A research team from Northwestern University conducted a statistical analysis of data gathered from hospitals and clinics across different countries such as China, France, Germany, Italy, Iran, South Korea, Spain, Switzerland, the United Kingdom and the United States.
Vadim Backman, a professor of Biomedical Engineering at Northwestern University's McCormick School of Engineering and Applied Science, who led the research team, said they were inspired to examine vitamin D levels after noticing unexplained differences in COVID-19 mortality rates from country to country.
According to Backman, while there were some who hypothesized that factors such as differences in healthcare quality, age distributions in population and testing rates might be responsible, their team remained unconvinced.
"None of these factors appears to play a significant role," Backman, who is also the director of Northwestern's Center for Physical Genomics and Engineering, said. He pointed out that Italy’s healthcare system is one of the best in the world, and that differences in mortality rates exist in the same age groups, as well as in countries that have similar testing rates.
It was when the researchers closely looked at data from patients hailing from countries with high COVID-19 mortality rates, namely Italy, Spain and the UK, that they observed a common denominator: they had generally lower levels of vitamin D compared to patients from countries that had significantly lower mortality rates.
In addition, after further examination of the patients’ data, the researchers found a link between low vitamin D levels and "cytokine storms," a hyper-inflammatory condition caused by an overactive immune system. (Related: New research suggests vitamin D may help combat coronavirus.)

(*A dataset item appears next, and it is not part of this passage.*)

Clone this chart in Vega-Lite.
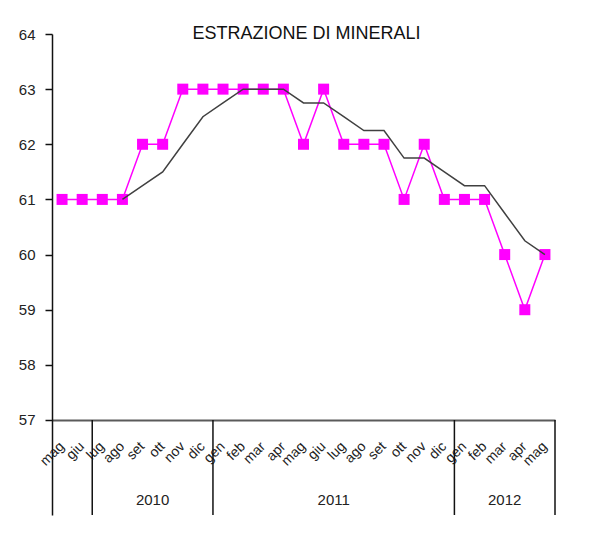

“Cytokine storms can severely damage the lungs and lead to acute respiratory distress syndrome and death in patients,” Ali Daneshkhah, a postdoctoral research associate at Northwestern’s McCormick School of Engineering, said in a statement.
According to Daneshkhah, this cytokine storm is what seems to kill a majority of COVID-19 patients, and not the destruction of the lungs by the virus itself, as previously believed.
“It is the complications from the misdirected fire from the immune system,” Daneshkah, the study’s first author, stated.
This is exactly where vitamin D -- an essential nutrient often referred to as the “sunshine vitamin” because it is produced by the body as a response to sun exposure -- plays a major role.
According to Backman, not only does vitamin D enhance the immune system, but it also keeps it from becoming overactive, adding that having healthy levels of vitamin D could protect patients against COVID-19’s more severe complications -- including death.
Despite their findings, the research team does not recommend the immediate hoarding of vitamin D supplements on the market -- not even to those who are at risk of deficiency.
"While I think it is important for people to know that vitamin D deficiency might play a role in mortality, we don't need to push vitamin D on everybody," Backman said, noting that the results of their research still need to be studied more thoroughly.
"This needs further study, and I hope our work will stimulate interest in this area. The data also may illuminate the mechanism of mortality, which, if proven, could lead to new therapeutic targets," Backman said.
"It is hard to say which dose is most beneficial for COVID-19," he added. "However, it is clear that vitamin D deficiency is harmful, and it can be easily addressed with appropriate supplementation. This might be another key to helping protect vulnerable populations, such as African-American and elderly patients, who have a prevalence of vitamin D deficiency."
As of this writing, the COVID-19 pandemic has infected over 3.9 million people and killed 270,720 around the world.